Des faits-divers de plus, bons pour alimenter un article en bas de page du journal ? Des histoires comme celles-là, il y en a beaucoup. Elles ne relèvent plus de l’anecdotique et d’une question de personne. La Mutualité sociale agricole (MSA) a recensé près de 500 suicides entre 2007 et 2009, soit presque un tous les deux jours. Et ça ne s’arrange pas, les numéros verts mis en place chauffent sérieusement. (...)
« Les gens étouffent, il y a trop de pression, ils sont assaillis de toutes parts. Un des problèmes, c’est la paperasserie : des dossiers à remplir pour tout. Ça prend beaucoup de temps et les agriculteurs, c’est d’abord la terre, pas les papiers. Et puis, vous savez, pour remplir ces demandes d’aides de la PAC [Politique agricole commune], maintenant, ça va passer par Internet. Je peux vous assurer qu’avec ça, il y en a plein qui ne sauront pas faire. On va encore en perdre en cours de route, ils ne verront jamais la couleur des aides. » (...)

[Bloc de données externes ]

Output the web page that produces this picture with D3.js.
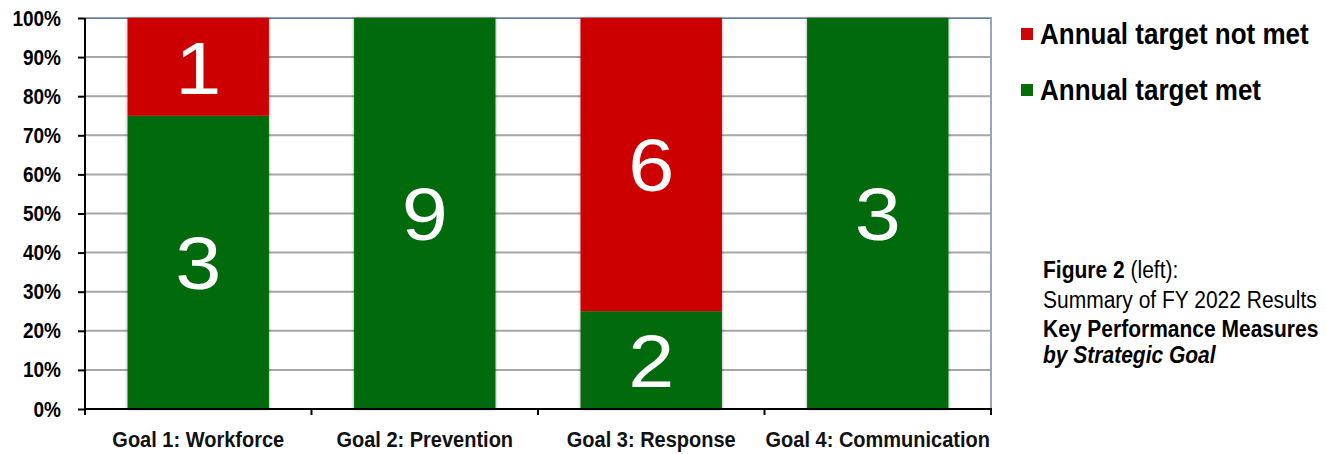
<!DOCTYPE html>
<html>
<head>
<meta charset="utf-8">
<script src="https://cdn.jsdelivr.net/npm/d3@7"></script>
<style>
  html, body { margin: 0; padding: 0; background: #fff; }
  svg { display: block; font-family: Arial, "Liberation Sans", sans-serif; }
</style>
</head>
<body>
<svg id="chart" width="1326" height="454"></svg>
<script>
// Key performance measures per strategic goal (counts of measures)
const goals = ["Goal 1: Workforce", "Goal 2: Prevention", "Goal 3: Response", "Goal 4: Communication"];
const targetMet = [3, 9, 2, 3];
const targetNotMet = [1, 0, 6, 0];
const seriesNames = ["Annual target not met", "Annual target met"];
const seriesColors = ["#cc0605", "#066b08"];
const yTicks = [0, 0.1, 0.2, 0.3, 0.4, 0.5, 0.6, 0.7, 0.8, 0.9, 1.0];

const svg = d3.select("#chart");
const m = { left: 85, right: 991, top: 18, bottom: 409 };
const TALL = 1.1; // text is set slightly tall

const x = d3.scaleBand().domain(goals).range([m.left, m.right]).paddingInner(0.376).paddingOuter(0.188);
const y = d3.scaleLinear().domain([0, 1]).range([m.bottom, m.top]);

// Shares of each goal's total
const rows = goals.map((g, i) => {
  const total = targetMet[i] + targetNotMet[i];
  return { goal: g, met: targetMet[i], notMet: targetNotMet[i], metShare: targetMet[i] / total, notShare: targetNotMet[i] / total };
});

// Place a text element at (px, py) with a vertical stretch around its baseline
function placeText(sel, px, py, sx = 1, sy = TALL) {
  return sel.attr("transform", `translate(${px},${py}) scale(${sx},${sy})`);
}

// Soft shadow for the bars
const defs = svg.append("defs");
const f = defs.append("filter").attr("id", "shadow").attr("x", "-10%").attr("y", "-10%").attr("width", "120%").attr("height", "120%");
f.append("feGaussianBlur").attr("in", "SourceAlpha").attr("stdDeviation", 1.5).attr("result", "b");
f.append("feComponentTransfer").attr("in", "b").attr("result", "s")
  .append("feFuncA").attr("type", "linear").attr("slope", 0.45);
const mg = f.append("feMerge");
mg.append("feMergeNode").attr("in", "s");
mg.append("feMergeNode").attr("in", "SourceGraphic");

// Gridlines
svg.append("g").selectAll("line").data(yTicks.filter(t => t > 0 && t < 1)).join("line")
  .attr("x1", m.left).attr("x2", m.right)
  .attr("y1", d => y(d)).attr("y2", d => y(d))
  .attr("stroke", "#a6a6a6").attr("stroke-width", 2);

// Plot frame: top and right edges
svg.append("line").attr("x1", m.left).attr("x2", m.right).attr("y1", y(1) - 0.5).attr("y2", y(1) - 0.5)
  .attr("stroke", "#a0a0a0").attr("stroke-width", 1);
svg.append("line").attr("x1", m.left).attr("x2", m.right).attr("y1", y(1) + 0.5).attr("y2", y(1) + 0.5)
  .attr("stroke", "#4f81bd").attr("stroke-width", 1);
svg.append("line").attr("x1", m.right).attr("x2", m.right).attr("y1", y(1) - 1).attr("y2", y(0))
  .attr("stroke", "#98a6b8").attr("stroke-width", 2);

// Stacked bars
const bars = svg.append("g").attr("filter", "url(#shadow)");
bars.selectAll("rect.met").data(rows).join("rect").attr("class", "met")
  .attr("x", d => x(d.goal)).attr("width", x.bandwidth())
  .attr("y", d => y(d.metShare)).attr("height", d => y(0) - y(d.metShare))
  .attr("fill", seriesColors[1]);
bars.selectAll("rect.not").data(rows.filter(d => d.notMet > 0)).join("rect").attr("class", "not")
  .attr("x", d => x(d.goal)).attr("width", x.bandwidth())
  .attr("y", d => y(1)).attr("height", d => y(d.metShare) - y(1))
  .attr("fill", seriesColors[0]);

// Value labels inside the segments
const lab = svg.append("g").attr("fill", "#fff").attr("font-size", 74).attr("text-anchor", "middle");
lab.selectAll("text.met").data(rows.filter(d => d.met > 0)).join("text")
  .attr("dy", "0.36em")
  .each(function (d) { placeText(d3.select(this), x(d.goal) + x.bandwidth() / 2, y(d.metShare / 2), 1.12, 1); })
  .text(d => d.met);
lab.selectAll("text.not").data(rows.filter(d => d.notMet > 0)).join("text")
  .attr("dy", "0.36em")
  .each(function (d) { placeText(d3.select(this), x(d.goal) + x.bandwidth() / 2, y(d.metShare + d.notShare / 2), 1.12, 1); })
  .text(d => d.notMet);

// Y axis
const yAxis = svg.append("g").attr("transform", `translate(${m.left},0)`)
  .call(d3.axisLeft(y).tickValues(yTicks).tickFormat(d3.format(".0%")).tickSize(7).tickPadding(17));
yAxis.select(".domain").attr("stroke", "#000").attr("stroke-width", 2).attr("d", `M0,${y(1)}V${y(0)}`);
yAxis.selectAll(".tick line").attr("stroke", "#000").attr("stroke-width", 2);
yAxis.selectAll(".tick text").attr("font-size", 19).attr("font-weight", "bold").attr("fill", "#000")
  .attr("font-family", "Arial, 'Liberation Sans', sans-serif")
  .attr("transform", `scale(1,${TALL + 0.05})`);

// X axis with boundary ticks between categories
const xAxisG = svg.append("g");
xAxisG.append("line").attr("x1", m.left).attr("x2", m.right + 1).attr("y1", y(0)).attr("y2", y(0))
  .attr("stroke", "#000").attr("stroke-width", 2);
const bounds = d3.range(goals.length + 1).map(i => m.left + i * (m.right - m.left) / goals.length);
xAxisG.selectAll("line.tk").data(bounds).join("line").attr("class", "tk")
  .attr("x1", d => d).attr("x2", d => d).attr("y1", y(0)).attr("y2", y(0) + 6)
  .attr("stroke", "#000").attr("stroke-width", 2);
xAxisG.selectAll("text").data(goals).join("text")
  .attr("text-anchor", "middle").attr("font-size", 20).attr("font-weight", "bold").attr("fill", "#111")
  .each(function (d) { placeText(d3.select(this), x(d) + x.bandwidth() / 2, 447); })
  .text(d => d);

// Legend
const legend = svg.append("g");
seriesNames.forEach((name, i) => {
  const gy = 34 + i * 56;
  legend.append("rect").attr("x", 1021).attr("y", gy - 6).attr("width", 12).attr("height", 12).attr("fill", seriesColors[i]);
  placeText(legend.append("text"), 1040, gy).attr("dy", "0.36em")
    .attr("font-size", 26).attr("font-weight", "bold").attr("fill", "#000").text(name);
});

// Figure caption
const cap = svg.append("g").attr("font-size", 21).attr("fill", "#000");
const t1 = placeText(cap.append("text"), 1043, 278);
t1.append("tspan").attr("font-weight", "bold").text("Figure 2");
t1.append("tspan").text(" (left):");
placeText(cap.append("text"), 1043, 308).text("Summary of FY 2022 Results");
placeText(cap.append("text"), 1043, 337).attr("font-weight", "bold").text("Key Performance Measures");
placeText(cap.append("text"), 1043, 363).attr("font-weight", "bold").attr("font-style", "italic").text("by Strategic Goal");
</script>
</body>
</html>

Dans les années 1960, le vocabulaire a changé : chef d’exploitation a remplacé agriculteur. Un glissement sémantique qui en dit long : la prise de risques, les responsabilités. En revanche, les avantages ne sont plus au rendez-vous : l’autonomie et la prise de décisions sont à ranger aux oubliettes. « C’est le burn out, l’épuisement au travail, explique Bernard. C’est ingérable, n’importe qui deviendrait fou avec autant de pression. » Il suffit de regarder l’endettement moyen pour s’en convaincre : plus de 150.000 euros, avec de forts écarts entre les différentes productions. Pour certains, ça va jusqu’à 300.000 euros d’endettement.
La pression vient de la terre : humidité, sécheresse, récolte, santé des animaux, vêlages difficiles. Elle vient de l’entreprise : les exigences de la laiterie, la négociation des contrats, les dossiers de demandes d’aides, les visites au centre de gestion comptable pour défiscaliser ce qu’on peut par l’achat d’un tracteur flambant neuf. La pression vient aussi du marché : la concurrence (...)
Chez les agriculteurs, on compte, on ne cause pas. Même lorsque l’on ferme la porte de chez soi. Il y a tout ce que l’on ne dit pas à cause de la pression familiale : la terre cédée est un héritage, un patrimoine dont il faut être à la hauteur. (...)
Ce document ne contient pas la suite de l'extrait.